L’ombre de l’Etat islamique menace New Delhi



 

 

 

Au cours d’une interview donnée à l’agence Reuters le mercredi 5 novembre, le porte-parole autoproclamé du groupe terroriste pakistanais Tehreek-e-Taliban Pakistan Jamaat Ahrar (TTP-JA), Ehsanullah Ehsan, a menacé de perpétrer des attaques sur le territoire indien.
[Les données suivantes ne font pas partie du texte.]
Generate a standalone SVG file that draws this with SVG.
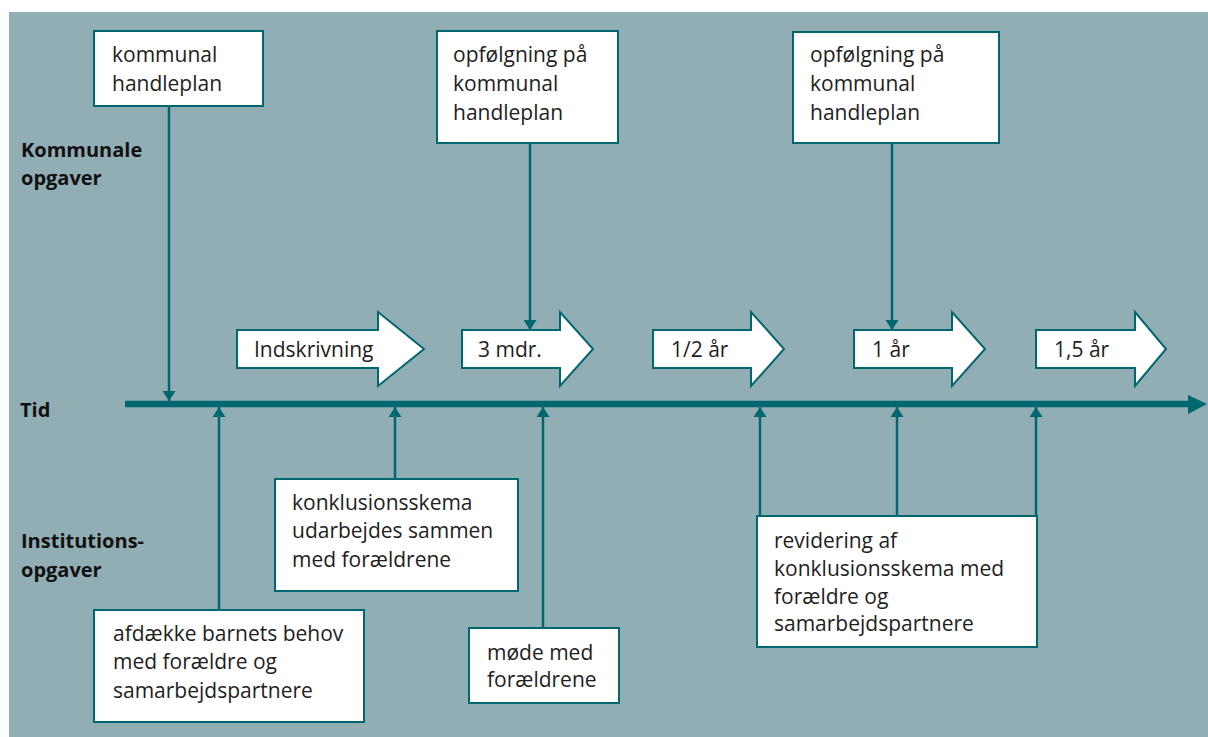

Jusqu’ici inconnu, cette nouvelle organisation avait revendiqué plus tôt dans la semaine l’attentat-suicide commis dimanche dernier contre le poste de douane indo-pakistanais de Wagah, dans la banlieue de Lahore, capitale de la province pakistanaise du Penjab.

Cette explosion, qui a provoqué la mort d’au moins 57 personnes du côté pakistanais, prouverait Selon Ehsanullah Ehsan la capacité des terroristes kamikazes du groupe à commettre des attentats de part et d’autre de la frontière. Selon lui, cette action ne serait en fait que la première étape d’une campagne terroriste destinée à faire payer au Premier ministre indien Narendra Modi « le prix du sang des centaines de combattants kashmiris et de civils innocents gujaratis qu’il a sur les mains. » Ehsanullah Ehsan, qui avait déjà proféré de telles menaces dans un message publié puis effacé sur son compte Twitter, a ajouté que cet avertissement été destiné  directement à la personne du Premier ministre Modi.
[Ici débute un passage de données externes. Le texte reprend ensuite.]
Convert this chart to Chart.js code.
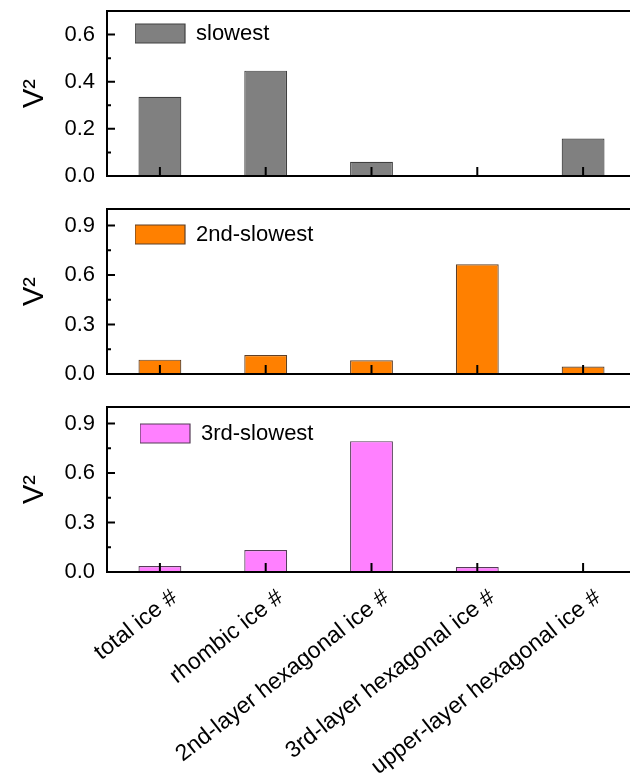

Au-delà du discours de propagande d’un nouveau groupuscule en recherche de reconnaissance, l’augmentation du risque terroriste a été confirmée par les services secrets indiens eux-mêmes. La National Investigation Agency a en effet averti le gouvernement que la nouvelle branche indienne d’Al-Qaïda (Al-Qaeda in the Indian Subcontinent - AQIS) projetait également de mener une campagne terroriste en coopération avec les Moudjahidin indiens (Indian Mujahideen - IM). Selon des informations publiées cette semaine dans la presse locale, le leader en exil des IM, Riaz Bhatkal, aurait chargé ses hommes d’enlever des étrangers, notamment des juifs, pour obtenir la libération de la terroriste pakistanaise Aafia Siddiqui, « Lady Al-Qaeda », actuellement détenue aux Etats-Unis.

Lundi, le ministère de l’Intérieur avait déjà ordonné la mise en état d’alerte des forces de sécurité dans la ville de Calcutta, capitale de l’Etat du Bengale-Occidental. Selon un rapport diffusé par la Central Industrial Security Force (CISF), des terroristes déguisés en pêcheurs pourraient tenter de s’infiltrer dans la ville portuaire depuis le Bangladesh pour y commettre des attentats. Suite à cette alerte, la marine indienne a déployé deux vaisseaux de guerre, l’INS Khukri et l’INS Sumitra dans le golfe du Bengale. Pour rappel, l’existence de réseaux transfrontaliers indo-bangladais a été avérée dans le cadre d’une enquête menée par la NIA suite à l’explosion d’une bombe dans une maison occupée par des membres présumés du groupe Jamaat-ul-Mujahideen (JMB) dans le district de Bardhaman.

Une nouvelle fois, cette conjonction de menaces extérieures et intérieures démontre plus que jamais l’actualité du risque terroriste en Inde, encore renforcé par l’accession au pouvoir de Narendra Modi, ancien « Chief Minister » de l’Etat du Gujarat et principal leader de la mouvance nationaliste hindoue. Depuis sa victoire écrasante aux élections générales et son accession au pouvoir en mai dernier, la personne du premier ministre a en effet été la cible de plusieurs menaces proférées par diverses organisations terroristes, dont le « Mouvement islamique des étudiants d'Inde » (Student Islamic Movement of India - SIMI), qui a explicitement fait part de son intention de l’assassiner.

Les menaces du Tehreek-e-Taliban Pakistan Jamaat Ahrar (TTP-JA) et des Indian Mujahideen témoignent par ailleurs de la réorganisation du mouvement terroriste pakistanais, dont une frange tente manifestement de se doter d’une plus grande  portée internationale, dans le sillage de « l’Etat islamique ». Il est en effet révélateur que la première attaque perpétrée par le TTP-JA ait pris pour cible des gardes-frontières pakistanais, alors que Riaz Bhatkal a explicitement appelé les Moudjahidine indiens à couper tout lien avec les services secrets pakistanais et à rentrer directement en contact avec l’AQIS, malgré les instructions de l’ISI.

À l’avenir, cette nouvelle configuration pourrait donc saper les efforts de coopération anti-terroriste promis par Narendra Modi et son homologue pakistanais Nawaz Sharif, dont les services risquent d’être débordés par des organisations uniquement désireuses d’importer l’idéologie de l’IS dans le sous-continent indien.